MacMillan was a perfect fit for such a discussion, as he has both considerable experience with the musical questions at hand and the desire to reinvigorate the liturgy with a return to the sacred. He sympathizes with those Catholics who desire an improvement in the music used at parish liturgies. “I do think that the Church needs to rediscover the Catholic paradigm of Gregorian chant—in the vernacular as well as Latin—as the way forward in its desire to resacralise our ecclesial rituals,” he says. “Happily, there are many American initiatives at the forefront of this.”

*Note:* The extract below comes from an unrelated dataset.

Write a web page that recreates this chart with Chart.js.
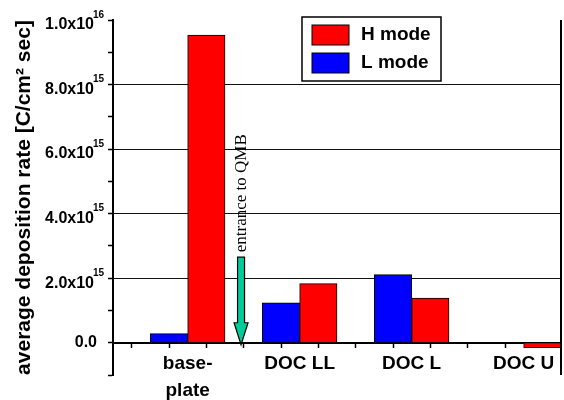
<!DOCTYPE html>
<html>
<head>
<meta charset="utf-8">
<script src="https://cdn.jsdelivr.net/npm/chart.js@4/dist/chart.umd.min.js"></script>
<style>
  html, body { margin: 0; padding: 0; background: #fff; }
  #wrap { width: 564px; height: 400px; position: relative; }
</style>
</head>
<body>
<div id="wrap"><canvas id="chart"></canvas></div>
<script>
// values
const categories = ["base-plate", "DOC LL", "DOC L", "DOC U"];
const hMode = [9.53e15, 1.83e15, 1.38e15, -1.5e14];
const lMode = [2.8e14, 1.24e15, 2.11e15, 0];
const seriesNames = ["H mode", "L mode"];
const yMin = -1e15, yMax = 1e16, yStep = 1e15;

// arrow annotation
const arrowX = 3.43;
const arrowTop = 2.65e15;
const arrowText = "entrance to QMB";

const cores = { h: "#ff0000", l: "#0000ff", seta: "#00cc99", linha: "#000" };
const fonte = "'Liberation Sans', Arial, sans-serif";
Chart.defaults.font.family = fonte;
Chart.defaults.color = "#000";

// each category sits on slot 2, 5, 8, 11 of a 0..12 axis
const slot = i => 2 + 3 * i;
const toPoints = arr => arr.map((v, i) => ({ x: slot(i), y: v }));

function labelFor(v) {
  const i = (v - 2) / 3;
  if (!Number.isInteger(i) || i < 0 || i >= categories.length) return "";
  const c = categories[i];
  if (c.includes("-")) {
    const [a, b] = c.split("-");
    return [a + "-", b];
  }
  return c;
}

// y tick labels with superscript exponent
const yLabels = {
  id: "yLabels",
  afterDraw(chart) {
    const y = chart.scales.y, ctx = chart.ctx;
    const ax = chart.chartArea.left;
    ctx.save();
    ctx.fillStyle = "#000";
    ctx.textBaseline = "middle";
    y.ticks.forEach(t => {
      const n = Math.round(t.value / yStep);
      if (n < 0 || n % 2 !== 0) return;
      const py = y.getPixelForValue(t.value);
      if (n === 0) {
        ctx.font = "bold 16px " + fonte;
        ctx.textAlign = "right";
        ctx.fillText("0.0", ax - 16, py);
        return;
      }
      const exp = Math.floor(Math.log10(t.value) + 1e-9);
      const m = t.value / Math.pow(10, exp);
      ctx.font = "bold 16px " + fonte;
      ctx.textAlign = "right";
      ctx.fillText(m.toFixed(1) + "x10", ax - 19, py + 5);
      ctx.font = "bold 10px " + fonte;
      ctx.textAlign = "left";
      ctx.fillText(String(exp), ax - 20, py - 5);
    });
    ctx.restore();
  }
};

// right frame, arrow, legend box
const extras = {
  id: "extras",
  afterDraw(chart) {
    const ctx = chart.ctx, a = chart.chartArea;
    const x = chart.scales.x, y = chart.scales.y;
    ctx.save();

    ctx.strokeStyle = "#000";
    ctx.lineWidth = 2;
    ctx.beginPath();
    ctx.moveTo(a.right, a.top);
    ctx.lineTo(a.right, a.bottom);
    ctx.stroke();

    // arrow
    const px = x.getPixelForValue(arrowX);
    const top = y.getPixelForValue(arrowTop);
    const tip = y.getPixelForValue(0) + 2;
    const headY = tip - 22;
    ctx.beginPath();
    ctx.moveTo(px - 3.5, top);
    ctx.lineTo(px + 3.5, top);
    ctx.lineTo(px + 3.5, headY);
    ctx.lineTo(px + 7, headY);
    ctx.lineTo(px, tip);
    ctx.lineTo(px - 7, headY);
    ctx.lineTo(px - 3.5, headY);
    ctx.closePath();
    ctx.fillStyle = cores.seta;
    ctx.fill();
    ctx.lineWidth = 1.2;
    ctx.stroke();

    ctx.save();
    ctx.translate(px + 5, top - 5);
    ctx.rotate(-Math.PI / 2);
    ctx.font = "17px 'Liberation Serif', 'Times New Roman', serif";
    ctx.fillStyle = "#000";
    ctx.textAlign = "left";
    ctx.textBaseline = "alphabetic";
    ctx.fillText(arrowText, 0, 0);
    ctx.restore();

    // legend
    const bx = a.left + 189, by = a.top - 3, bw = 139, bh = 64;
    ctx.fillStyle = "#fff";
    ctx.fillRect(bx, by, bw, bh);
    ctx.lineWidth = 1.5;
    ctx.strokeRect(bx, by, bw, bh);
    const ds = chart.data.datasets.slice().reverse();
    ds.forEach((d, i) => {
      const ry = by + 8 + i * 28;
      ctx.fillStyle = d.backgroundColor;
      ctx.fillRect(bx + 10, ry, 37, 20);
      ctx.lineWidth = 1;
      ctx.strokeRect(bx + 10, ry, 37, 20);
      ctx.fillStyle = "#000";
      ctx.font = "bold 19px " + fonte;
      ctx.textAlign = "left";
      ctx.textBaseline = "middle";
      ctx.fillText(d.label, bx + 59, ry + 10);
    });
    ctx.restore();
  }
};

new Chart(document.getElementById("chart"), {
  type: "bar",
  data: {
    datasets: [
      {
        label: seriesNames[1],
        data: toPoints(lMode),
        backgroundColor: cores.l,
        borderColor: cores.linha,
        borderWidth: 1
      },
      {
        label: seriesNames[0],
        data: toPoints(hMode),
        backgroundColor: cores.h,
        borderColor: cores.linha,
        borderWidth: 1
      }
    ]
  },
  options: {
    responsive: true,
    maintainAspectRatio: false,
    animation: false,
    layout: { padding: { top: 20, right: 1, left: 0, bottom: 25 } },
    barThickness: "flex",
    categoryPercentage: 2 / 3,
    barPercentage: 1,
    plugins: { legend: { display: false }, tooltip: { enabled: false } },
    scales: {
      x: {
        type: "linear",
        position: { y: 0 },
        min: 0,
        max: 12,
        offset: false,
        afterFit: s => { s.height = 0; },
        ticks: {
          stepSize: 1,
          autoSkip: false,
          maxRotation: 0,
          padding: 3,
          callback: v => labelFor(v),
          font: { size: 19, weight: "bold", lineHeight: 1.45 },
          color: "#000"
        },
        grid: { drawOnChartArea: false, tickLength: 4, tickColor: "#000", tickWidth: 1.5 },
        border: { display: true, color: "#000", width: 2 }
      },
      y: {
        min: yMin,
        max: yMax,
        afterFit: s => { s.width = 113; },
        ticks: { stepSize: yStep, display: false },
        grid: {
          color: c => {
            const n = Math.round(c.tick.value / yStep);
            return (n >= 0 && n < 10 && n % 2 === 0) ? "#111" : "rgba(0,0,0,0)";
          },
          lineWidth: 1,
          tickLength: 5,
          tickColor: "#000",
          tickWidth: 1.5
        },
        border: { display: true, color: "#000", width: 2 },
        title: {
          display: true,
          text: "average deposition rate [C/cm\u00b2 sec]",
          font: { size: 21, weight: "bold", lineHeight: 1.2 },
          color: "#000",
          padding: { top: 12, bottom: 0 }
        }
      }
    }
  },
  plugins: [yLabels, extras]
});
</script>
</body>
</html>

MacMillan enjoys the challenge of trying to energize the ordinary Catholic to sing prayer, and is encouraged by the new translation of the Mass in English, as well as the cross-pollination that the Anglican-use parishes bring to the Roman-rite liturgy. “It is an exciting development—true ecumenism in action,” he says.
Truth in song
Perhaps MacMillan’s most valuable role at this time in the history of the Church is that of a respected composer, deeply Catholic and willing to stand up in favor of truth, on the world stage. With so much of progressive secularism having overshadowed our conservatories and concert halls, in many ways forcing apart the natural union of art and music with the transcendent Creator, James MacMillan brings a deft and well-versed pen to the scene to reunite us with that simple idea: that there is truth. It may be that his great contribution to the cultural conversation is his respect for the importance of tradition informing contemporary music. So much of modernity fears the clear understanding that truth offers—and so hides itself behind the blinds of relativism, sneaking a peak but pretending not to notice the captivating figure behind the slats—that much contemporary art has become an indistinct wash of faded gray.
MacMillan stands as a clear and colorful contrast. When asked if he believes that the creation of beauty is one of the goals of the artist, MacMillan leaves his answer unadorned: “Yes.” And that is what makes his art worth listening to.